Esse entendimento chegou a Mourão dentro e fora das competições. Embora ainda se considere uma atleta que se cobra muito, com os filhos a intenção é sempre deixá-los à vontade para escolherem o que quiserem. “A Jade não tem a veia competitiva e o Ian começou a praticar golfe e agora mountain bike por vontade dele. Deixamos claro que o que importa para gente é que eles estejam felizes.”
No caso de crianças que têm alguma deficiência física ou cognitiva, a psicóloga afirma que o ideal é explicar que ela vai precisar de um tempo diferente ou um esforço a mais. Segundo ela, ajuda profissional pode ajudar os pais a entenderem qual suporte dar aos filhos, para que encontrem o equilíbrio entre saber os limites para “não exigir demais ou além do que elas podem oferecer” e potencializar as habilidades.

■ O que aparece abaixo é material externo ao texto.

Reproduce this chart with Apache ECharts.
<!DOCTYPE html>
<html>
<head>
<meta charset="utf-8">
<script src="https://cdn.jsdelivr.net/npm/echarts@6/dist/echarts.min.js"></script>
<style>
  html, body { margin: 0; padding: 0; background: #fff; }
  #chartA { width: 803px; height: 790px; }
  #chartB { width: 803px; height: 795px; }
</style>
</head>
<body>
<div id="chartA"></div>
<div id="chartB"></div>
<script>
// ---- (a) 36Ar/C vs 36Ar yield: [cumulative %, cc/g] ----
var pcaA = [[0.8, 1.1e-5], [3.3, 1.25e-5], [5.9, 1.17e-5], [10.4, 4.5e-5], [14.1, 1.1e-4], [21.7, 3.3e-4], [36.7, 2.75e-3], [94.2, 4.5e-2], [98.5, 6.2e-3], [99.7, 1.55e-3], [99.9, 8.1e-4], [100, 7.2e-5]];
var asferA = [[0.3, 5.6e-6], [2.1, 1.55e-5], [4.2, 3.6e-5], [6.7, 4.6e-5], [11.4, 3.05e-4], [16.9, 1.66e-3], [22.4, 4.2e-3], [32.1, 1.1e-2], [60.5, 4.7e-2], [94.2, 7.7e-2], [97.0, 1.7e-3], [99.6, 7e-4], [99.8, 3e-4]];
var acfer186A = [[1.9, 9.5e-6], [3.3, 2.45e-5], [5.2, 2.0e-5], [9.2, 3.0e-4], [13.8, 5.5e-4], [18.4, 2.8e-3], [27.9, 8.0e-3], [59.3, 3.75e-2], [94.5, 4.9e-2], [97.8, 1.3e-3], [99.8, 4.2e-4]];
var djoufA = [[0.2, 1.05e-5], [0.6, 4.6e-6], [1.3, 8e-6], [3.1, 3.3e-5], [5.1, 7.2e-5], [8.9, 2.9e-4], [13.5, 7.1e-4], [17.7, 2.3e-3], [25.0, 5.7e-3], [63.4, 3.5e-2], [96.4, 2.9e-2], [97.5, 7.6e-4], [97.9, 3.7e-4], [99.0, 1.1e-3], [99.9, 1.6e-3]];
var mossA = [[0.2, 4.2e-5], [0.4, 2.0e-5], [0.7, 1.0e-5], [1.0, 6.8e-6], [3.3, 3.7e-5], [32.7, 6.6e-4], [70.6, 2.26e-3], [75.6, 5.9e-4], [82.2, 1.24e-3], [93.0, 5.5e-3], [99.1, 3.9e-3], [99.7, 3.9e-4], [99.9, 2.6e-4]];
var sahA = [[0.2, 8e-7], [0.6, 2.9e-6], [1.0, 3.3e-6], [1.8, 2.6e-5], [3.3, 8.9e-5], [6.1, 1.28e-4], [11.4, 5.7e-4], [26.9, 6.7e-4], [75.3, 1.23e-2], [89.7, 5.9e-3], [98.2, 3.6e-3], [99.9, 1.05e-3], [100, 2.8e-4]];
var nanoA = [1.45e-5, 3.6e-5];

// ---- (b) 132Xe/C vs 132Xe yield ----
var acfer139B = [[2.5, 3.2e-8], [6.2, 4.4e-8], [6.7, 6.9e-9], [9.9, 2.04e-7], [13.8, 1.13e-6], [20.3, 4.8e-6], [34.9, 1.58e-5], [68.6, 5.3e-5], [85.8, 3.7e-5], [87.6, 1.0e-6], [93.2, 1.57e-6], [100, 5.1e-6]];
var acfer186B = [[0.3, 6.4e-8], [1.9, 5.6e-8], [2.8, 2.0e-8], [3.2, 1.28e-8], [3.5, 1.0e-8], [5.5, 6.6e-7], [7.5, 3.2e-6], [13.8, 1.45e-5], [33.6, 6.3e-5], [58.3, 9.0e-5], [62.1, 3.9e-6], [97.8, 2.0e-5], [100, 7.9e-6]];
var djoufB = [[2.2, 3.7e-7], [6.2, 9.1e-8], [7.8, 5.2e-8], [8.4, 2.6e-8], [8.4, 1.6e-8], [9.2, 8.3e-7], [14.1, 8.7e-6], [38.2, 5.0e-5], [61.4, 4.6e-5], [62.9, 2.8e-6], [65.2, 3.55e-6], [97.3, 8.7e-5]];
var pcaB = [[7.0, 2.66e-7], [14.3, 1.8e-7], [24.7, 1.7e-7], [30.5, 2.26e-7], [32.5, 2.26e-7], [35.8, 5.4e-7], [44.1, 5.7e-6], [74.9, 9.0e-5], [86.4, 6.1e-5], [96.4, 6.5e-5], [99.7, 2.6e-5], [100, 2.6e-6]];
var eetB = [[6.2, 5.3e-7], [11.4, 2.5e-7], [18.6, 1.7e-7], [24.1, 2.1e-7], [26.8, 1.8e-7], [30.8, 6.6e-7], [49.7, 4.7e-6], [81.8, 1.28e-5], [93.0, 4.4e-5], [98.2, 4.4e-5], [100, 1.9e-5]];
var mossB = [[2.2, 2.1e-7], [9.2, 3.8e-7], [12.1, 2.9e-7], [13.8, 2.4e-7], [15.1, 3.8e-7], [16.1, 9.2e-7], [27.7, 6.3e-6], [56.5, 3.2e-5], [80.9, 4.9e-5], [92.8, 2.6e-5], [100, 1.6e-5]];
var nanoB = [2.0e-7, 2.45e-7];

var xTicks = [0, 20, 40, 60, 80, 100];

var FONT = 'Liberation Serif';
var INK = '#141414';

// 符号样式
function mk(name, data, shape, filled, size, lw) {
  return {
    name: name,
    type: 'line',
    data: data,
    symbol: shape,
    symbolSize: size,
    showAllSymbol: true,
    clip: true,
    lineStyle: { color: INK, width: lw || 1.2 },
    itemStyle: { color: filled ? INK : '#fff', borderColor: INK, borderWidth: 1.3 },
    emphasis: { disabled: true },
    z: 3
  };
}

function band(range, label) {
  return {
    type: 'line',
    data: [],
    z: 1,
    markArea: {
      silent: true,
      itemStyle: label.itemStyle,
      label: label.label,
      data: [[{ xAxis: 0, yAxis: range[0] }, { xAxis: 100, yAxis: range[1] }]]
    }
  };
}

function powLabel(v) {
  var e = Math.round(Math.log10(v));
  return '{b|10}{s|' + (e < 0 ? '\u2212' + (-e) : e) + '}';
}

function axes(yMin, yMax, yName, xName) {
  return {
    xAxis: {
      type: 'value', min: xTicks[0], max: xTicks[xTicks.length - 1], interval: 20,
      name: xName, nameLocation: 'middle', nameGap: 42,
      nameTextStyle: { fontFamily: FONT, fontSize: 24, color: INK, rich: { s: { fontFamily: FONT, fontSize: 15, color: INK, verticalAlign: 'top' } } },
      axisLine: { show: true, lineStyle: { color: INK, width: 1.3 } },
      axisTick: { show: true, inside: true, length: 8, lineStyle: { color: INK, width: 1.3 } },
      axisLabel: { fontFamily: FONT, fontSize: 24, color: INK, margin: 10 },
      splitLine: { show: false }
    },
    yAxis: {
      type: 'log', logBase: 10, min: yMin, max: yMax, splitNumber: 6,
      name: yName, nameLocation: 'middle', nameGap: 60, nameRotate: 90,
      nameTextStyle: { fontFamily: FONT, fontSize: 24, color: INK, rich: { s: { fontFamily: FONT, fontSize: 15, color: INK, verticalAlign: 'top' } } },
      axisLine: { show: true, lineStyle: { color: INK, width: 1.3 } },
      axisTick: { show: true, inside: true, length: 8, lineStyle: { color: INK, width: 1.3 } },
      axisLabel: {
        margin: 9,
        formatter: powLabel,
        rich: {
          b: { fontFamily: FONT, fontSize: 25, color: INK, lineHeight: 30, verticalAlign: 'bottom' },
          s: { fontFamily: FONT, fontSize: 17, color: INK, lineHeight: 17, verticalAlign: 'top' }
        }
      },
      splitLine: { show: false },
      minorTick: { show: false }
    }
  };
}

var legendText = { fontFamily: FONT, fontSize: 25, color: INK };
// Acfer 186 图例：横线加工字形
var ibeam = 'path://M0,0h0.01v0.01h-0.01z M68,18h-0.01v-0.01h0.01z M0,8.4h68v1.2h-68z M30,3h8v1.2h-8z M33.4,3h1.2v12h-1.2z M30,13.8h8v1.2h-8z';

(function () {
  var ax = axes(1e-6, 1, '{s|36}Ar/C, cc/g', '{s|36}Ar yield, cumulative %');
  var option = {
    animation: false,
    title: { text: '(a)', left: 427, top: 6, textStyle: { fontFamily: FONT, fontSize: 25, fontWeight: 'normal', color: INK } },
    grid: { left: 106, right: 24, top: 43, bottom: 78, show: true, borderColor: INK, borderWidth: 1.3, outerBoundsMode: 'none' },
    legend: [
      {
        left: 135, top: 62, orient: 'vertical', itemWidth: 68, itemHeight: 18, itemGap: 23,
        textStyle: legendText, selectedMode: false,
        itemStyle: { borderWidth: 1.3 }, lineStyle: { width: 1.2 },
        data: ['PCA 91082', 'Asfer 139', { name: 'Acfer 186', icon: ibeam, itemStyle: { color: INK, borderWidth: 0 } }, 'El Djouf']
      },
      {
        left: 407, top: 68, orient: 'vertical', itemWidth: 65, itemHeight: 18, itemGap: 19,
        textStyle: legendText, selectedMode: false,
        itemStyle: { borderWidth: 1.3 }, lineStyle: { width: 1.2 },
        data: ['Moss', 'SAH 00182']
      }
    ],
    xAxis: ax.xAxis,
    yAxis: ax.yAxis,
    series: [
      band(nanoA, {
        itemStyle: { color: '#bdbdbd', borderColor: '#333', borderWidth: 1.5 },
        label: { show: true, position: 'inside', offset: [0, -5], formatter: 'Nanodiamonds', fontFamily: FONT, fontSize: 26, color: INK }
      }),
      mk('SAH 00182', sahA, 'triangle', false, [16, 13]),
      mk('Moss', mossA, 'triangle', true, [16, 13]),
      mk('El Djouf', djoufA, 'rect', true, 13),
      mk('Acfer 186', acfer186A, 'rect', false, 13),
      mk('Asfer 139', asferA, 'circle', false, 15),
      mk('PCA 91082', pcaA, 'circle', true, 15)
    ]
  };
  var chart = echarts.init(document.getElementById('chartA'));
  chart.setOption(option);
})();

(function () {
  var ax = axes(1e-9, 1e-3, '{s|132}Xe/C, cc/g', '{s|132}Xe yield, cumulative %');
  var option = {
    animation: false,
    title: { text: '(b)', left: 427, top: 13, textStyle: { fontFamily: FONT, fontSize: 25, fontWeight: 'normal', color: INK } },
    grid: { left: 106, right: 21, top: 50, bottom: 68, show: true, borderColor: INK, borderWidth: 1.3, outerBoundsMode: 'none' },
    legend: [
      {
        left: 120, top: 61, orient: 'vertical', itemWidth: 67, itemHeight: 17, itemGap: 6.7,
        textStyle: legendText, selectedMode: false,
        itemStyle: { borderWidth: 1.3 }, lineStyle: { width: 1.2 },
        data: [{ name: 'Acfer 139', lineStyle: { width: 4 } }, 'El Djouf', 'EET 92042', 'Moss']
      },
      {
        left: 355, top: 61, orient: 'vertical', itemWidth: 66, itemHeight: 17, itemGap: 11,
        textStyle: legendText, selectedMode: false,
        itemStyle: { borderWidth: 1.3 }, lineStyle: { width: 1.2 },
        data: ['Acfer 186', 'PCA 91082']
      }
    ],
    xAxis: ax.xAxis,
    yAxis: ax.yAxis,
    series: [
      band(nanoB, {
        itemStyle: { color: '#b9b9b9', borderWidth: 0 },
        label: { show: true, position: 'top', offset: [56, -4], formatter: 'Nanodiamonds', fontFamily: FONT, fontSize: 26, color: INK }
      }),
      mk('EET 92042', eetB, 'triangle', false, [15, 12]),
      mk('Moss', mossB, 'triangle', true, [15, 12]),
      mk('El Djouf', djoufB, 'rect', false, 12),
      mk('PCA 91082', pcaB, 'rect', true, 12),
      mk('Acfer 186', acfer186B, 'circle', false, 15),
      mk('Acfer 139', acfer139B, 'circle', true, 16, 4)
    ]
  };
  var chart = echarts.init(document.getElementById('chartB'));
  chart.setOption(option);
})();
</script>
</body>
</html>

Sabe aquele vídeo engraçadinho de crianças nas redes sociais com choro, susto ou dor? Expor um erro ou uma reação inesperada da criança na internet é delicado, diz Tiba. É o caso do desafio de quebrar um ovo na testa do filho, que virou uma tendência com mais de 75 milhões de visualizações no Tik Tok.
Além da situação implicar na construção da imagem com a possibilidade de estigmatizar sua identidade, quando o erro está abertamente nas redes sociais há uma quebra de confiança com o cuidador e a criança fica exposta a julgamentos de pessoas que estão fora do círculo de conforto dela.
Constranger, segundo Tiba, não é uma opção para lidar com o erro, pois, o que parece divertido para o adulto pode ser coisa séria para as crianças. Por isso, “na dúvida, não exponha o erro da criança nas redes sociais”, diz. “Se a família ensinou que errar é algo vergonhoso, a criança vai se sentir extremamente exposta.”
Errando é que se aprende
Uma experiência com 75 estudantes de Singapura concluiu que, a cada erro em alguma atividade escolar, a parte da aprendizagem profunda do cérebro era ativada. Isso porque, ao esbarrar com uma incorreção, três pontos fundamentais eram acionados: aquilo o que as crianças já sabiam, até onde sabiam e o que não sabiam. Ou seja, os próprios estudantes organizavam os pensamentos de maneira natural, com o que dominavam e o que os limitavam. O erro em sala de aula não deve ser desprezado, justamente por ser um reflexo de como o conhecimento está sendo construído.